DESCRIPTION OF THE TASK
Give back every line exactly as it appears, pictures excluded.

SOURCE MATERIAL

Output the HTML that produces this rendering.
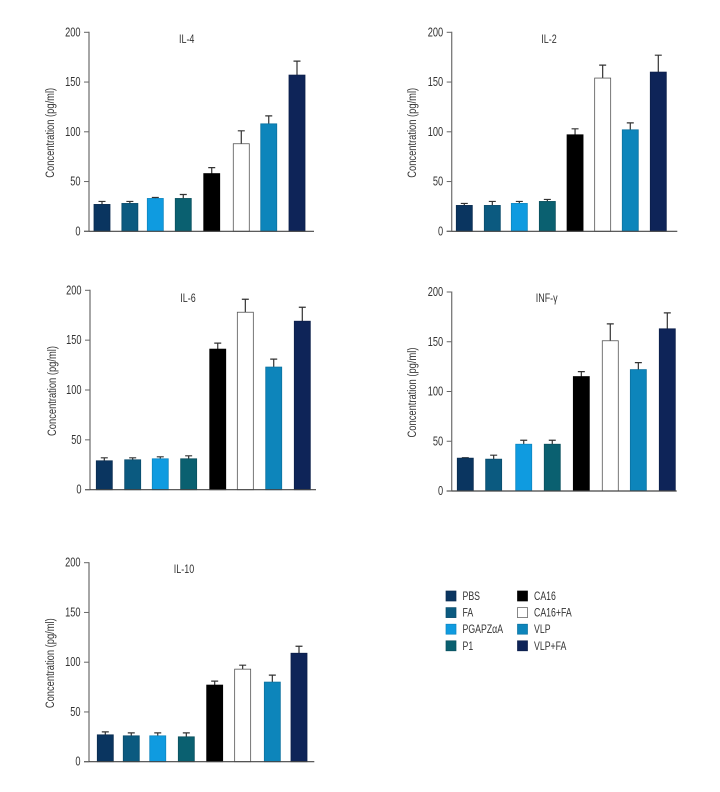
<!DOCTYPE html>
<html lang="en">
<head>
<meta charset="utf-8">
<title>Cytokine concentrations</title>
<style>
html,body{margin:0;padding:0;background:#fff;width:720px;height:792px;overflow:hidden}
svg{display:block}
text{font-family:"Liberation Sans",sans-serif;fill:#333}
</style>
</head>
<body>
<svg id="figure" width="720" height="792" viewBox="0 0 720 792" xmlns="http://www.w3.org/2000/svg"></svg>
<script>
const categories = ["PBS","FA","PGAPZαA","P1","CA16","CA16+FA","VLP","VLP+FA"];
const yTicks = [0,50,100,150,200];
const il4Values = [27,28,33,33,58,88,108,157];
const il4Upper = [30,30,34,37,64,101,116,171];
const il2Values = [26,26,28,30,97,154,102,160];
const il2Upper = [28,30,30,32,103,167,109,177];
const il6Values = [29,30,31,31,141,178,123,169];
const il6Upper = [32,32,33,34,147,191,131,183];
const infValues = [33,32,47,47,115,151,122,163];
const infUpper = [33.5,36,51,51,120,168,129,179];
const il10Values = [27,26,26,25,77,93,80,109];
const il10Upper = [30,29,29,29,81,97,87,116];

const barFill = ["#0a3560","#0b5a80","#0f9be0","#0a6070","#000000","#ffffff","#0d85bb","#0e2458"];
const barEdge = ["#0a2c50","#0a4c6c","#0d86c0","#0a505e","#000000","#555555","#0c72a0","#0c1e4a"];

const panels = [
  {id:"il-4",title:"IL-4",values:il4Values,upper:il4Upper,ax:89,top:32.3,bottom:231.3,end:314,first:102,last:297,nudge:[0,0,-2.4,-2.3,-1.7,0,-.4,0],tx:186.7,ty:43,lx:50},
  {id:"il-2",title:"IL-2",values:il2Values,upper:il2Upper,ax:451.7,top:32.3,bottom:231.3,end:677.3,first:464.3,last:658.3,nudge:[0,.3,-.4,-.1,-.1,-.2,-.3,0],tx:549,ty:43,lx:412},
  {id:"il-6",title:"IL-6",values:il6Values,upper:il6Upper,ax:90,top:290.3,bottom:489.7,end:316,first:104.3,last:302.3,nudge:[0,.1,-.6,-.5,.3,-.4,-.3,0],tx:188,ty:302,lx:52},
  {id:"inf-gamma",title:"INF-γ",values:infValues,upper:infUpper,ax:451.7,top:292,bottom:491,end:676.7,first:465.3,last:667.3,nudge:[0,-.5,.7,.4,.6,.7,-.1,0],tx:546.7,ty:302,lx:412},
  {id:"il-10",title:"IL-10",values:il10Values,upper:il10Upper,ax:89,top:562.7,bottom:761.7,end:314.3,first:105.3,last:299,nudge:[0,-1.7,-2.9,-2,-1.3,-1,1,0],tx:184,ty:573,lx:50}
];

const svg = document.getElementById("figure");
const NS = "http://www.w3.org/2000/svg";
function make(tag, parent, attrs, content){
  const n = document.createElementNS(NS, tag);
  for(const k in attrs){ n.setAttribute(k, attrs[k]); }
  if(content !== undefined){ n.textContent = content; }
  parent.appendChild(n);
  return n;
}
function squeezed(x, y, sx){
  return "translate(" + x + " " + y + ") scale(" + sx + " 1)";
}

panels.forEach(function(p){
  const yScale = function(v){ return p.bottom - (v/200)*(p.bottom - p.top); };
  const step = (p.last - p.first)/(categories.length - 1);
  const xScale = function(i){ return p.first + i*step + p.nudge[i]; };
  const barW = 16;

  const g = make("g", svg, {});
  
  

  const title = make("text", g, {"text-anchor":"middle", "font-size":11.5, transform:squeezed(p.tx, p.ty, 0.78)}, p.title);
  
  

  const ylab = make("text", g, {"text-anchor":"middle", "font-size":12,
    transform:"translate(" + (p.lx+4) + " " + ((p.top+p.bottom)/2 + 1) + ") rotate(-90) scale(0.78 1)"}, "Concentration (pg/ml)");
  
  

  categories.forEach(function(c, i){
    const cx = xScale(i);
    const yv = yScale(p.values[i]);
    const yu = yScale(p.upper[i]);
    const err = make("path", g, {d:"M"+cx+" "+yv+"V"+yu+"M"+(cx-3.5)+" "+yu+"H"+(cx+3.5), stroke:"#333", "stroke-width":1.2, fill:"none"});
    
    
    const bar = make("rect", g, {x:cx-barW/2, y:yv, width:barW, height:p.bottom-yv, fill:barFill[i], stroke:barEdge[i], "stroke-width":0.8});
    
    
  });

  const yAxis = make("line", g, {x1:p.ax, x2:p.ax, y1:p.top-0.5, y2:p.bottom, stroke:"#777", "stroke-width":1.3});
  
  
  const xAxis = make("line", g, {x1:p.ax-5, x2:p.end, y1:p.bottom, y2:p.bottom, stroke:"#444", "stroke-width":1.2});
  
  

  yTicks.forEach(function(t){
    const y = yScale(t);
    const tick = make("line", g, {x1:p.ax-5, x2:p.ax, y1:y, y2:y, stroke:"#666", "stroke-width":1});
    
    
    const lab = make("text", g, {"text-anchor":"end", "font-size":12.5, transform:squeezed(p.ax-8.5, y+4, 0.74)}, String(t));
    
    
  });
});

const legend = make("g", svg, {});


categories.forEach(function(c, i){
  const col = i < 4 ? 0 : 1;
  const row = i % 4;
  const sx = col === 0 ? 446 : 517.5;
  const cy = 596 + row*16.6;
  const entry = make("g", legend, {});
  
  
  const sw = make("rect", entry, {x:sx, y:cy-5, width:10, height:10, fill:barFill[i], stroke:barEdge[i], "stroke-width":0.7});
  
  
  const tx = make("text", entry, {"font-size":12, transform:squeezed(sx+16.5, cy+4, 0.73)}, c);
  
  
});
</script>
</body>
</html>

COMPLETED EXERCISE
Output the HTML that produces this rendering.
<!DOCTYPE html>
<html lang="en">
<head>
<meta charset="utf-8">
<title>Cytokine concentrations</title>
<style>
html,body{margin:0;padding:0;background:#fff;width:720px;height:792px;overflow:hidden}
svg{display:block}
text{font-family:"Liberation Sans",sans-serif;fill:#333}
</style>
</head>
<body>
<svg id="figure" width="720" height="792" viewBox="0 0 720 792" xmlns="http://www.w3.org/2000/svg"></svg>
<script>
const categories = ["PBS","FA","PGAPZαA","P1","CA16","CA16+FA","VLP","VLP+FA"];
const yTicks = [0,50,100,150,200];
const il4Values = [27,28,33,33,58,88,108,157];
const il4Upper = [30,30,34,37,64,101,116,171];
const il2Values = [26,26,28,30,97,154,102,160];
const il2Upper = [28,30,30,32,103,167,109,177];
const il6Values = [29,30,31,31,141,178,123,169];
const il6Upper = [32,32,33,34,147,191,131,183];
const infValues = [33,32,47,47,115,151,122,163];
const infUpper = [33.5,36,51,51,120,168,129,179];
const il10Values = [27,26,26,25,77,93,80,109];
const il10Upper = [30,29,29,29,81,97,87,116];

const barFill = ["#0a3560","#0b5a80","#0f9be0","#0a6070","#000000","#ffffff","#0d85bb","#0e2458"];
const barEdge = ["#0a2c50","#0a4c6c","#0d86c0","#0a505e","#000000","#555555","#0c72a0","#0c1e4a"];

const panels = [
  {id:"il-4",title:"IL-4",values:il4Values,upper:il4Upper,ax:89,top:32.3,bottom:231.3,end:314,first:102,last:297,nudge:[0,0,-2.4,-2.3,-1.7,0,-.4,0],tx:186.7,ty:43,lx:50},
  {id:"il-2",title:"IL-2",values:il2Values,upper:il2Upper,ax:451.7,top:32.3,bottom:231.3,end:677.3,first:464.3,last:658.3,nudge:[0,.3,-.4,-.1,-.1,-.2,-.3,0],tx:549,ty:43,lx:412},
  {id:"il-6",title:"IL-6",values:il6Values,upper:il6Upper,ax:90,top:290.3,bottom:489.7,end:316,first:104.3,last:302.3,nudge:[0,.1,-.6,-.5,.3,-.4,-.3,0],tx:188,ty:302,lx:52},
  {id:"inf-gamma",title:"INF-γ",values:infValues,upper:infUpper,ax:451.7,top:292,bottom:491,end:676.7,first:465.3,last:667.3,nudge:[0,-.5,.7,.4,.6,.7,-.1,0],tx:546.7,ty:302,lx:412},
  {id:"il-10",title:"IL-10",values:il10Values,upper:il10Upper,ax:89,top:562.7,bottom:761.7,end:314.3,first:105.3,last:299,nudge:[0,-1.7,-2.9,-2,-1.3,-1,1,0],tx:184,ty:573,lx:50}
];

const svg = document.getElementById("figure");
const NS = "http://www.w3.org/2000/svg";
function make(tag, parent, attrs, content){
  const n = document.createElementNS(NS, tag);
  for(const k in attrs){ n.setAttribute(k, attrs[k]); }
  if(content !== undefined){ n.textContent = content; }
  parent.appendChild(n);
  return n;
}
function squeezed(x, y, sx){
  return "translate(" + x + " " + y + ") scale(" + sx + " 1)";
}

panels.forEach(function(p){
  const yScale = function(v){ return p.bottom - (v/200)*(p.bottom - p.top); };
  const step = (p.last - p.first)/(categories.length - 1);
  const xScale = function(i){ return p.first + i*step + p.nudge[i]; };
  const barW = 16;

  const g = make("g", svg, {});
  
  

  const title = make("text", g, {"text-anchor":"middle", "font-size":11.5, transform:squeezed(p.tx, p.ty, 0.78)}, p.title);
  
  

  const ylab = make("text", g, {"text-anchor":"middle", "font-size":12,
    transform:"translate(" + (p.lx+4) + " " + ((p.top+p.bottom)/2 + 1) + ") rotate(-90) scale(0.78 1)"}, "Concentration (pg/ml)");
  
  

  categories.forEach(function(c, i){
    const cx = xScale(i);
    const yv = yScale(p.values[i]);
    const yu = yScale(p.upper[i]);
    const err = make("path", g, {d:"M"+cx+" "+yv+"V"+yu+"M"+(cx-3.5)+" "+yu+"H"+(cx+3.5), stroke:"#333", "stroke-width":1.2, fill:"none"});
    
    
    const bar = make("rect", g, {x:cx-barW/2, y:yv, width:barW, height:p.bottom-yv, fill:barFill[i], stroke:barEdge[i], "stroke-width":0.8});
    
    
  });

  const yAxis = make("line", g, {x1:p.ax, x2:p.ax, y1:p.top-0.5, y2:p.bottom, stroke:"#777", "stroke-width":1.3});
  
  
  const xAxis = make("line", g, {x1:p.ax-5, x2:p.end, y1:p.bottom, y2:p.bottom, stroke:"#444", "stroke-width":1.2});
  
  

  yTicks.forEach(function(t){
    const y = yScale(t);
    const tick = make("line", g, {x1:p.ax-5, x2:p.ax, y1:y, y2:y, stroke:"#666", "stroke-width":1});
    
    
    const lab = make("text", g, {"text-anchor":"end", "font-size":12.5, transform:squeezed(p.ax-8.5, y+4, 0.74)}, String(t));
    
    
  });
});

const legend = make("g", svg, {});


categories.forEach(function(c, i){
  const col = i < 4 ? 0 : 1;
  const row = i % 4;
  const sx = col === 0 ? 446 : 517.5;
  const cy = 596 + row*16.6;
  const entry = make("g", legend, {});
  
  
  const sw = make("rect", entry, {x:sx, y:cy-5, width:10, height:10, fill:barFill[i], stroke:barEdge[i], "stroke-width":0.7});
  
  
  const tx = make("text", entry, {"font-size":12, transform:squeezed(sx+16.5, cy+4, 0.73)}, c);
  
  
});
</script>
</body>
</html>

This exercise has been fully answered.